Given problem:
Sift the listing for lines that hold the string "document" and pull them out.
## Begin Dataset extract
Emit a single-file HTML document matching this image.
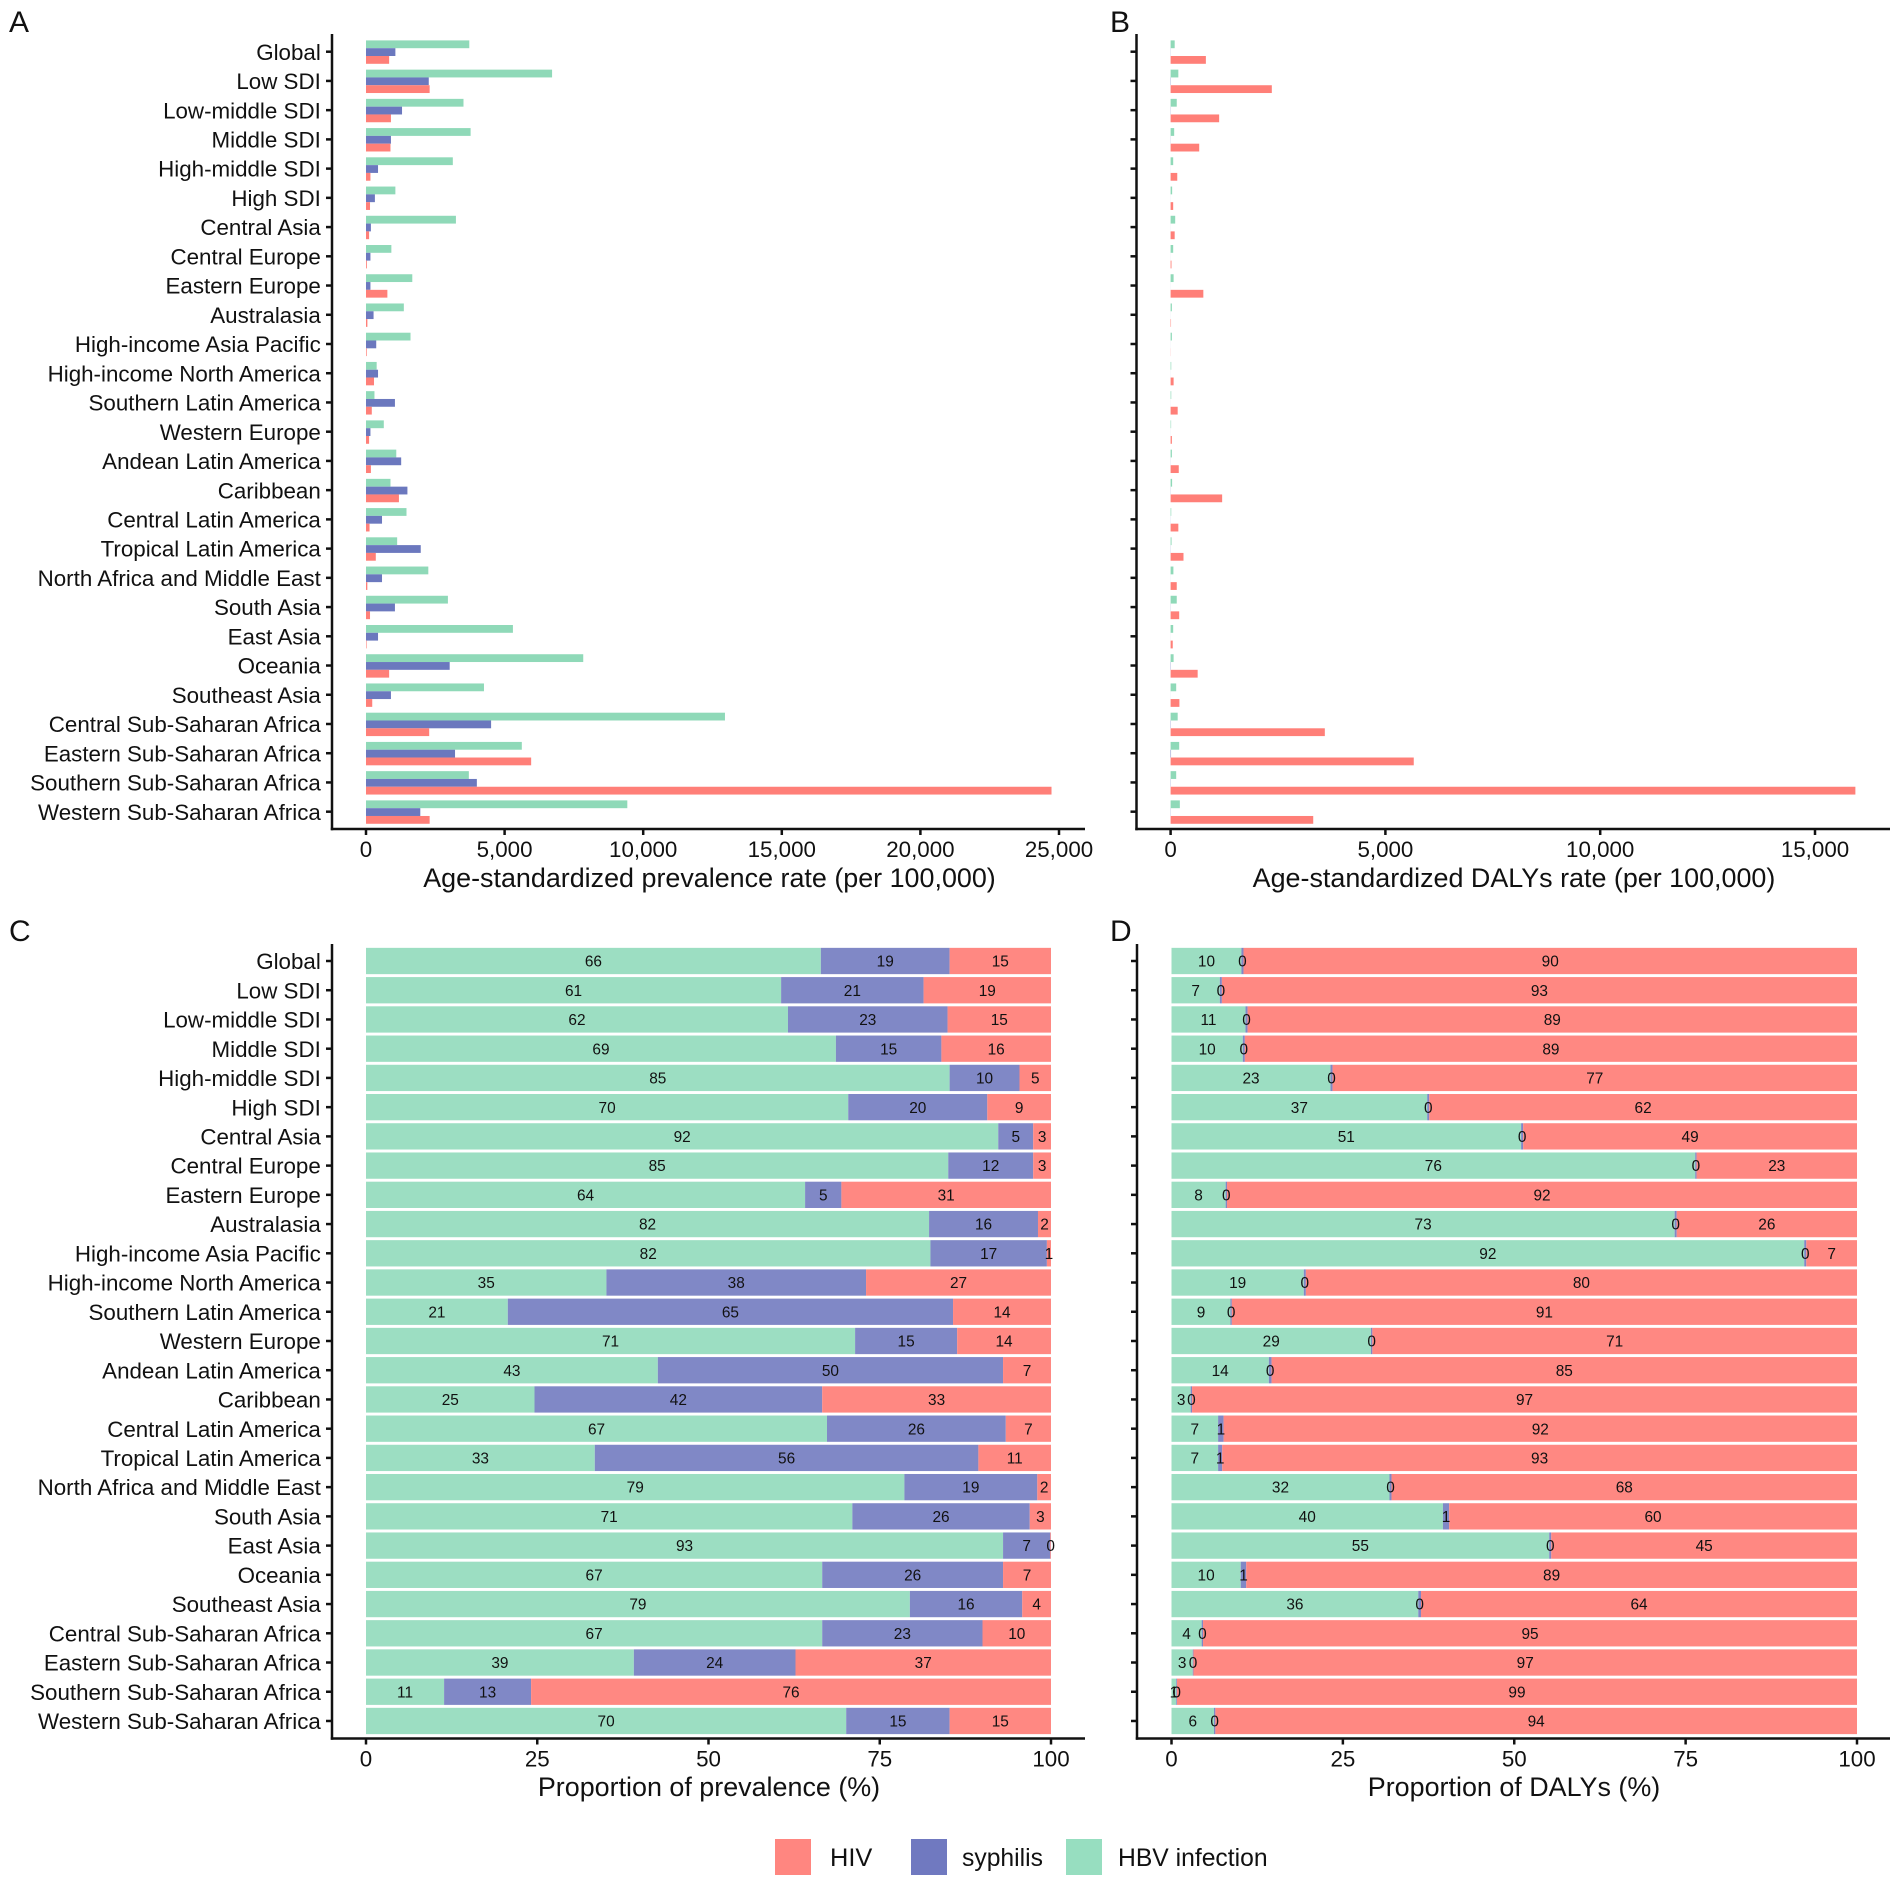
<!DOCTYPE html>
<html lang="en">
<head>
<meta charset="utf-8">
<title>Age-standardized prevalence and DALYs by region</title>
<style>
html,body{margin:0;padding:0;background:#fff;}
body{width:1902px;height:1886px;overflow:hidden;}
svg{display:block;font-family:"Liberation Sans",Arial,sans-serif;fill:#111;}
</style>
</head>
<body>
<svg id="figure" xmlns="http://www.w3.org/2000/svg" width="1902" height="1886" viewBox="0 0 1902 1886">
  <rect x="0" y="0" width="1902" height="1886" fill="#fff"/>
  <text x="9" y="32" font-size="30">A</text>
  <text x="1110" y="32" font-size="30">B</text>
  <text x="9" y="941" font-size="30">C</text>
  <text x="1110" y="941" font-size="30">D</text>
  <text x="709.5" y="887" font-size="26.9" text-anchor="middle">Age-standardized prevalence rate (per 100,000)</text>
  <text x="1514" y="887" font-size="26.9" text-anchor="middle">Age-standardized DALYs rate (per 100,000)</text>
  <text x="709" y="1796" font-size="26.9" text-anchor="middle">Proportion of prevalence (%)</text>
  <text x="1514" y="1796" font-size="26.9" text-anchor="middle">Proportion of DALYs (%)</text>
  <g>
    <rect x="775" y="1839" width="36" height="36" fill="#FF8680"/>
    <text x="830" y="1866" font-size="25.4">HIV</text>
    <rect x="911" y="1839" width="36" height="36" fill="#7079C0"/>
    <text x="962" y="1866" font-size="24.7">syphilis</text>
    <rect x="1066" y="1839" width="36" height="36" fill="#97DEC0"/>
    <text x="1118" y="1866" font-size="24.7">HBV infection</text>
  </g>
</svg>
<script>
const categories = ["Global","Low SDI","Low-middle SDI","Middle SDI","High-middle SDI","High SDI","Central Asia","Central Europe","Eastern Europe","Australasia","High-income Asia Pacific","High-income North America","Southern Latin America","Western Europe","Andean Latin America","Caribbean","Central Latin America","Tropical Latin America","North Africa and Middle East","South Asia","East Asia","Oceania","Southeast Asia","Central Sub-Saharan Africa","Eastern Sub-Saharan Africa","Southern Sub-Saharan Africa","Western Sub-Saharan Africa"];

const prevalenceHbv = [3726,6713,3517,3774,3132,1060,3244,915,1670,1365,1606,385,305,642,1092,883,1461,1124,2248,2955,5300,7837,4256,12950,5621,3710,9427];
const prevalenceSyphilis = [1060,2264,1300,900,434,321,177,160,160,273,369,434,1044,160,1269,1494,578,1975,578,1044,434,3019,900,4513,3212,3999,1959];
const prevalenceHiv = [835,2296,900,883,160,145,112,30,771,50,25,289,209,112,177,1188,128,353,48,145,20,835,225,2280,5958,24730,2296];

const dalysHbv = [95,180,143,83,60,36,107,60,70,30,30,15,15,12,30,35,15,22,65,143,60,70,130,165,200,130,215];
const dalysSyphilis = [3,6,4,3,1,1,1,1,1,1,1,1,1,1,2,3,2,3,1,3,1,6,1,6,10,5,4];
const dalysHiv = [821,2356,1130,666,155,60,95,20,762,10,3,70,165,30,190,1200,180,300,143,200,50,630,205,3590,5660,15940,3320];

const prevShareHbv = [66.4,60.6,61.6,68.6,85.2,70.4,92.3,85.0,64.1,82.2,82.4,35.1,20.7,71.4,42.6,24.6,67.3,33.4,78.6,71.0,93.0,66.6,79.4,66.6,39.1,11.4,70.1];
const prevShareSyphilis = [18.8,20.8,23.3,15.4,10.2,20.3,5.1,12.4,5.3,15.9,17.0,37.9,65.0,14.9,50.4,42.0,26.1,56.0,19.4,25.9,6.9,26.4,16.4,23.4,23.6,12.7,15.1];
const prevShareHiv = [14.8,18.6,15.1,16.0,4.6,9.3,2.6,2.6,30.6,1.9,0.6,27.0,14.3,13.7,7.0,33.4,6.6,10.6,2.0,3.1,0.1,7.0,4.2,10.0,37.3,75.9,14.8];

const dalyShareHbv = [10.2,7.05,10.8,10.4,23.2,37.3,51.0,76.4,7.9,73.4,92.3,19.3,8.6,29.1,14.2,2.8,6.8,6.8,31.8,39.6,55.1,10.1,36.0,4.4,3.1,0.7,6.2];
const dalyShareSyphilis = [0.3,0.3,0.3,0.3,0.3,0.3,0.3,0.2,0.2,0.3,0.3,0.3,0.2,0.2,0.4,0.2,0.8,0.6,0.3,0.9,0.3,0.8,0.4,0.2,0.1,0.1,0.2];
const dalyShareHiv = [89.5,92.65,88.9,89.3,76.5,62.4,48.7,23.4,91.9,26.3,7.4,80.4,91.2,70.7,85.4,97.0,92.4,92.6,67.9,59.5,44.6,89.1,63.6,95.4,96.8,99.2,93.6];

const rateTicksA = [0,5000,10000,15000,20000,25000];
const rateTicksB = [0,5000,10000,15000];
const shareTicks = [0,25,50,75,100];

const NS = 'http://www.w3.org/2000/svg';
const fig = document.getElementById('figure');
const AXIS = '#111';
const BAR_COLORS = {hbv:'#8FD9B8', syphilis:'#6B78BE', hiv:'#FF7F78'};
const STACK_COLORS = {hbv:'#9CDEC2', syphilis:'#8088C6', hiv:'#FF8882'};

function make(tag, parent, attrs, text){
  const el = document.createElementNS(NS, tag);
  for(const k in attrs){ el.setAttribute(k, attrs[k]); }
  if(text !== undefined){ el.textContent = text; }
  parent.appendChild(el);
  return el;
}
function fmt(v){ return v.toLocaleString('en-US'); }

function makeAxes(panel, opt){
  const g = make('g', fig, {});
  
  

  const yLine = make('line', g, {x1:opt.axisX, x2:opt.axisX, y1:opt.top, y2:opt.bottom + 1.2, stroke:AXIS, 'stroke-width':2.5});
  
  

  const xLine = make('line', g, {x1:opt.axisX - 1.2, x2:opt.right, y1:opt.bottom, y2:opt.bottom, stroke:AXIS, 'stroke-width':2.5});
  
  

  categories.forEach(function(name, i){
    const y = opt.yScale(i);
    const tick = make('line', g, {x1:opt.axisX - 6, x2:opt.axisX, y1:y, y2:y, stroke:AXIS, 'stroke-width':2.5});
    
    
    if(opt.showLabels){
      const label = make('text', g, {x:320.8, y:y + 8.1, 'font-size':22.35, 'text-anchor':'end'}, name);
      
      
    }
  });

  opt.ticks.forEach(function(t){
    const x = opt.xScale(t);
    const tick = make('line', g, {x1:x, x2:x, y1:opt.bottom, y2:opt.bottom + 6, stroke:AXIS, 'stroke-width':2.5});
    
    
    const label = make('text', g, {x:x, y:opt.bottom + 28, 'font-size':22.35, 'text-anchor':'middle'}, fmt(t));
    
    
  });
}

function groupedBars(panel, opt, hbv, syphilis, hiv){
  const g = make('g', fig, {});
  
  
  const h = 7.8;
  const rows = [[hbv,'hbv',-1.5],[syphilis,'syphilis',-0.5],[hiv,'hiv',0.5]];
  rows.forEach(function(row){
    row[0].forEach(function(v, i){
      const rect = make('rect', g, {x:opt.xScale(0), y:opt.yScale(i) + 0.4 + row[2] * h, width:opt.xScale(v) - opt.xScale(0), height:h, fill:BAR_COLORS[row[1]]});
      
      
    });
  });
}

function stackedBars(panel, opt, hbv, syphilis, hiv){
  const g = make('g', fig, {});
  
  
  const h = 26.3;
  categories.forEach(function(name, i){
    const y = opt.yScale(i);
    let start = 0;
    const parts = [[hbv[i],'hbv'],[syphilis[i],'syphilis'],[hiv[i],'hiv']];
    parts.forEach(function(part){
      const x0 = opt.xScale(start);
      const x1 = opt.xScale(start + part[0]);
      const rect = make('rect', g, {x:x0, y:y - h / 2, width:x1 - x0, height:h, fill:STACK_COLORS[part[1]]});
      
      
      start += part[0];
    });
    start = 0;
    parts.forEach(function(part){
      const mid = opt.xScale(start + part[0] / 2);
      const label = make('text', g, {x:mid, y:y + 5.6, 'font-size':15.4, 'text-anchor':'middle'}, String(Math.round(part[0])));
      
      
      start += part[0];
    });
  });
}

function yScaleFrom(first){ return function(i){ return first + i * 29.23; }; }
function linear(x0, pxPerUnit){ return function(v){ return x0 + v * pxPerUnit; }; }

const panelA = {axisX:332, right:1085, top:34, bottom:829, yScale:yScaleFrom(51.7), xScale:linear(366, 138.6 / 5000), ticks:rateTicksA, showLabels:true};
const panelB = {axisX:1136.5, right:1890, top:34, bottom:829, yScale:yScaleFrom(51.7), xScale:linear(1170.6, 214.8 / 5000), ticks:rateTicksB, showLabels:false};
const panelC = {axisX:332, right:1085, top:944, bottom:1738.5, yScale:yScaleFrom(961), xScale:linear(366, 6.85), ticks:shareTicks, showLabels:true};
const panelD = {axisX:1137, right:1890, top:944, bottom:1738.5, yScale:yScaleFrom(961), xScale:linear(1171.5, 6.855), ticks:shareTicks, showLabels:false};

groupedBars('a', panelA, prevalenceHbv, prevalenceSyphilis, prevalenceHiv);
groupedBars('b', panelB, dalysHbv, dalysSyphilis, dalysHiv);
stackedBars('c', panelC, prevShareHbv, prevShareSyphilis, prevShareHiv);
stackedBars('d', panelD, dalyShareHbv, dalyShareSyphilis, dalyShareHiv);
makeAxes('a', panelA);
makeAxes('b', panelB);
makeAxes('c', panelC);
makeAxes('d', panelD);
</script>
</body>
</html>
## End Dataset extract
Output:
Emit a single-file HTML document matching this image.
const fig = document.getElementById('figure');
  const el = document.createElementNS(NS, tag);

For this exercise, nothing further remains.